«Salvini ai nostri microfoni? Non direi di no, ma non saprei a chi affidare l’intervista: non facciamo politica, anche se abbiamo le nostre idee e sono ben lontane dalle sue». Radio Raheem, infatti, ha una programmazione che va dal jazz alla musica leggera italiana – il 13 marzo è andato in onda uno speciale per i 50 anni dall’uscita del primo disco di Battisti – senza trascurare gli approfondimenti culturali e i momenti leggeri come la rubrica «Spassolini», sull’ironia femminile. La forza di questa emittente indipendente sta nella eterogeneità dei suoi fondatori: «Sei per l’esattezza. Abbiamo cominciato nel 2017 e se ci avessero detto allora dove saremmo arrivati, non ci avremmo creduto – spiega Michele Rho, responsabile dei contenuti non musicali – Veniamo tutti da background diversi: io, per esempio, ho studiato da regista».

A pochi passi dal Naviglio grande di Milano, al civico 3 di via Corsico, la vetrina di un bar ospita la loro postazione radiofonica; uno degli ideatori del progetto è proprietario del locale che fa loro da studio di registrazione. «La postazione dietro a un vetro serve per mantenere il contatto con chi abita nel quartiere». E lo si intuisce dal nome: «Radio Raheem era il personaggio di Fai la cosa giusta di Spike Lee. Andava in giro con uno di quei grossi stereo sulla spalla, era la colonna sonora dell’isolato. Il nostro obiettivo è più o meno lo stesso. Ma senza fare la sua brutta fine», dice ridendo Rho.
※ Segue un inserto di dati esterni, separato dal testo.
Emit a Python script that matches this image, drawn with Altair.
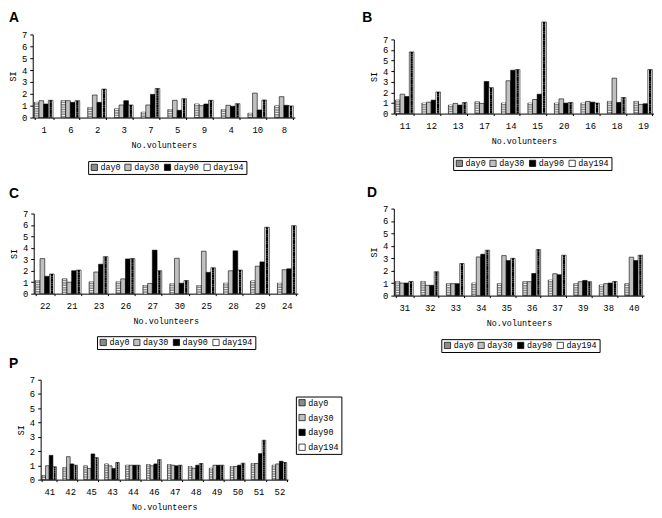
import altair as alt
import pandas as pd

SERIES = ["day0", "day30", "day90", "day194"]
FILLS = ["#8c8c8c", "#c0c0c0", "#000000", "#ffffff"]
MONO = "Liberation Mono"
W, H = 652, 505

# Panel A
a_vols = ["1", "6", "2", "3", "7", "5", "9", "4", "10", "8"]
a_day0 = [1.28, 1.42, 0.84, 0.73, 0.45, 0.67, 1.14, 0.67, 0.36, 0.98]
a_day30 = [1.42, 1.42, 1.90, 1.06, 1.06, 1.45, 1.00, 1.03, 2.06, 1.76]
a_day90 = [1.14, 1.28, 1.28, 1.42, 1.95, 0.61, 1.14, 0.95, 0.64, 1.03]
a_day194 = [1.45, 1.42, 2.40, 1.06, 2.45, 1.59, 1.45, 1.17, 1.48, 0.98]

# Panel B
b_vols = ["11", "12", "13", "17", "14", "15", "20", "16", "18", "19"]
b_day0 = [1.27, 0.99, 0.80, 1.11, 0.99, 0.99, 0.99, 0.99, 1.15, 1.15]
b_day30 = [1.83, 1.08, 0.96, 0.96, 3.10, 1.33, 1.39, 1.15, 3.34, 0.87]
b_day90 = [1.61, 1.27, 0.80, 3.03, 4.09, 1.83, 0.99, 1.08, 1.05, 0.93]
b_day194 = [5.82, 2.04, 1.05, 2.45, 4.15, 8.64, 1.05, 0.99, 1.52, 4.15]

# Panel C
c_vols = ["22", "21", "23", "26", "27", "30", "25", "28", "29", "24"]
c_day0 = [1.14, 1.29, 1.03, 1.03, 0.71, 0.86, 0.71, 0.91, 1.11, 0.91]
c_day30 = [3.06, 1.00, 1.89, 1.29, 0.89, 3.09, 3.71, 2.00, 2.40, 2.09]
c_day90 = [1.51, 2.00, 2.57, 3.03, 3.80, 0.91, 1.86, 3.74, 2.77, 2.17]
c_day194 = [1.71, 2.06, 3.23, 3.06, 2.00, 1.14, 2.26, 2.06, 5.80, 5.94]

# Panel D
d_vols = ["31", "32", "33", "34", "35", "36", "37", "39", "38", "40"]
d_day0 = [1.14, 1.14, 0.96, 1.01, 0.96, 1.12, 1.25, 0.96, 0.85, 0.96]
d_day30 = [1.01, 0.83, 0.96, 3.11, 3.22, 1.12, 1.76, 1.12, 0.96, 3.09]
d_day90 = [1.01, 0.83, 0.96, 3.33, 2.82, 1.78, 1.68, 1.22, 1.01, 2.82]
d_day194 = [1.14, 1.92, 2.58, 3.65, 3.00, 3.70, 3.25, 1.12, 1.14, 3.25]

# Panel P
p_vols = ["41", "42", "45", "43", "44", "46", "47", "48", "49", "50", "51", "52"]
p_day0 = [0.28, 0.85, 0.97, 1.10, 1.01, 1.06, 1.06, 0.92, 0.80, 0.92, 1.13, 1.01]
p_day30 = [0.97, 1.61, 0.78, 0.97, 1.01, 0.97, 1.01, 0.80, 1.01, 0.92, 1.13, 1.10]
p_day90 = [1.70, 1.10, 1.80, 0.78, 1.01, 1.10, 0.97, 1.01, 1.01, 1.01, 1.82, 1.29]
p_day194 = [0.90, 1.01, 1.54, 1.20, 1.01, 1.40, 1.01, 1.13, 1.01, 1.15, 2.76, 1.20]

YTICKS = [0, 1, 2, 3, 4, 5, 6, 7]
LETTERS = ["A", "B", "C", "D", "P"]
LETTER_X = [0, 357, 0, 362, 0]
LETTER_Y = [0, 0, 178, 177, 350]


def panel(vols, d0, d30, d90, d194, x0, x1, ytop, ybot, lx, ly, ldir,
          xtitle="No.volunteers", pi=0.3, po=0.06):
    rows = []
    for i, v in enumerate(vols):
        for s, arr in zip(SERIES, (d0, d30, d90, d194)):
            rows.append({"vol": v, "series": s, "value": arr[i]})
    df = pd.DataFrame(rows)
    step = (x1 - x0) / (len(vols) - pi + 2 * po)
    sub = step * (1 - pi) / 4

    xenc = alt.X("vol:N", title=xtitle,
                 scale=alt.Scale(domain=vols, range=[x0, x1], paddingInner=pi, paddingOuter=po),
                 axis=alt.Axis(orient="bottom", offset=ybot - H, labelAngle=0,
                               tickBand="extent", tickSize=2, labelPadding=6,
                               titlePadding=6, labelFontSize=9))
    yenc = alt.Y("value:Q", title="SI",
                 scale=alt.Scale(domain=[0, 7], range=[ybot, ytop], nice=False),
                 axis=alt.Axis(orient="left", offset=-x0, values=YTICKS, tickSize=3,
                               labelPadding=3, titlePadding=4, labelFontSize=9))
    xoff_scale = alt.Scale(domain=SERIES, paddingInner=0, paddingOuter=0)

    base = alt.Chart(df)
    bars = base.mark_bar(stroke="black", strokeWidth=0.6).encode(
        x=xenc, y=yenc,
        xOffset=alt.XOffset("series:N", scale=xoff_scale),
        color=alt.Color("series:N", scale=alt.Scale(domain=SERIES, range=FILLS),
                        legend=alt.Legend(title=None, orient="none", legendX=lx, legendY=ly,
                                          direction=ldir, strokeColor="black", padding=2,
                                          symbolType="square", symbolSize=40,
                                          symbolStrokeColor="black", symbolStrokeWidth=0.7,
                                          labelFont=MONO, labelFontSize=8.5, labelColor="black",
                                          columnPadding=2, labelOffset=2, rowPadding=5)),
    )
    hatch = base.transform_filter(alt.datum.series == "day0").mark_rule(
        color="#f0f0f0", strokeWidth=max(sub - 1.4, 1), strokeDash=[1, 1.4]
    ).encode(x=xenc, y=yenc, y2=alt.Y2Datum(0),
             xOffset=alt.XOffset("series:N", bandPosition=0.5))
    cw = sub / 2
    chkL = base.transform_filter(alt.datum.series == "day194").mark_rule(
        color="black", strokeWidth=cw, strokeDash=[cw, cw]
    ).encode(x=xenc, y=yenc, y2=alt.Y2Datum(0),
             xOffset=alt.XOffset("series:N", bandPosition=0.27))
    chkR = base.transform_filter(alt.datum.series == "day194").mark_rule(
        color="black", strokeWidth=cw, strokeDash=[cw, cw], strokeDashOffset=cw
    ).encode(x=xenc, y=yenc, y2=alt.Y2Datum(0),
             xOffset=alt.XOffset("series:N", bandPosition=0.73))
    return alt.layer(bars, hatch, chkL, chkR)


pA = panel(a_vols, a_day0, a_day30, a_day90, a_day194, 24, 289, 24, 108, 80, 152, "horizontal")
pB = panel(b_vols, b_day0, b_day30, b_day90, b_day194, 389, 652, 29, 104, 449, 148, "horizontal")
pC = panel(c_vols, c_day0, c_day30, c_day90, c_day194, 25, 292, 205, 286, 89, 329, "horizontal")
pD = panel(d_vols, d_day0, d_day30, d_day90, d_day194, 389, 642, 200, 288, 437, 332, "horizontal")
pP = panel(p_vols, p_day0, p_day30, p_day90, p_day194, 32, 282, 373, 474, 290, 390, "vertical")

letters = []
for t, lx, ly in zip(LETTERS, LETTER_X, LETTER_Y):
    letters.append(
        alt.Chart(pd.DataFrame({"t": [t]})).mark_text(
            font="Liberation Sans", fontSize=14, fontWeight="bold", color="black",
            align="left", baseline="top"
        ).encode(text="t:N", x=alt.value(lx), y=alt.value(ly))
    )

chart = alt.layer(pA, pB, pC, pD, pP, *letters).resolve_scale(
    x="independent", y="independent", xOffset="independent", color="independent"
).properties(width=W, height=H, padding=0).configure_view(stroke=None).configure_axis(
    grid=False, domainColor="black", tickColor="black", labelColor="black",
    titleColor="black", labelFont=MONO, titleFont=MONO, titleFontWeight="normal",
    titleFontSize=8.5, domainWidth=1
)

chart.save("out.html", embed_options={"renderer": "svg", "actions": False})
È stato il loro legame con il mondo della cultura – stabile la collaborazione con la Triennale di Milano e gli approfondimenti dedicati ai libri – a catapultarli nel programma di Bookpride, fiera meneghina dell’editoria indipendente). Radio Raheem sarà protagonista oggi di un talk il cui focus è «Il desiderio» (ore 19, sala Iris Murdoch – Fabbrica del Vapore), insieme a Chiara Galeazzi, autrice tv e speaker. «Ci ha sorpreso molto l’invito. Lo utilizzeremo per raccontare i nostri sogni, ripercorrendo i due anni di lavoro su questo progetto», spiega Rho.

Proprio lui, che non si occupa di musica, non se la sente di dare per morto il milieu culturale del nostro paese: «Non posso essere pessimista, vedo che le iniziative aumentano, che le piccole librerie resistono e a Milano ne aprono sempre di nuove. È vero, fanno fatica, ma molti le preferiscono alle grandi catene». Ed è qui che ci scontra con il tema dell’indipendenza, della gestione economica e l’intera orbita di oneri e onori che vi gira intorno. Dalla sua fondazione, Radio Raheem riesce a reggersi sulle proprie gambe: «Noi diamo agli artisti un posto per raccontare la loro visione della musica attraverso i dischi e loro ci offrono i contenuti.  Quello che ci interessa è mantenere alta l’asticella della qualità come abbiamo fatto fino ad ora. E ci siamo potuti permettere alcune scelte perché non avevamo padroni da assecondare: è il bello dell’indipendenza», aggiunge. Anche sul target dell’età, che oscilla tra i 18 e i 35 anni, il team è al lavoro: «L’inserimento di contenuti parlati serve proprio ad ampliare la forbice anagrafica, oltre a garantire una flessibilità nella fruizione attraverso i podcast». I progetti sono chiari. La sfida è tutt’altro che semplice: le radio indipendenti in Italia non godono di fondi statali. «Nella sfortuna di essere in questo paese, è una fortuna essere a Milano: non so se Radio Raheem sarebbe potuta esistere in un’altra città».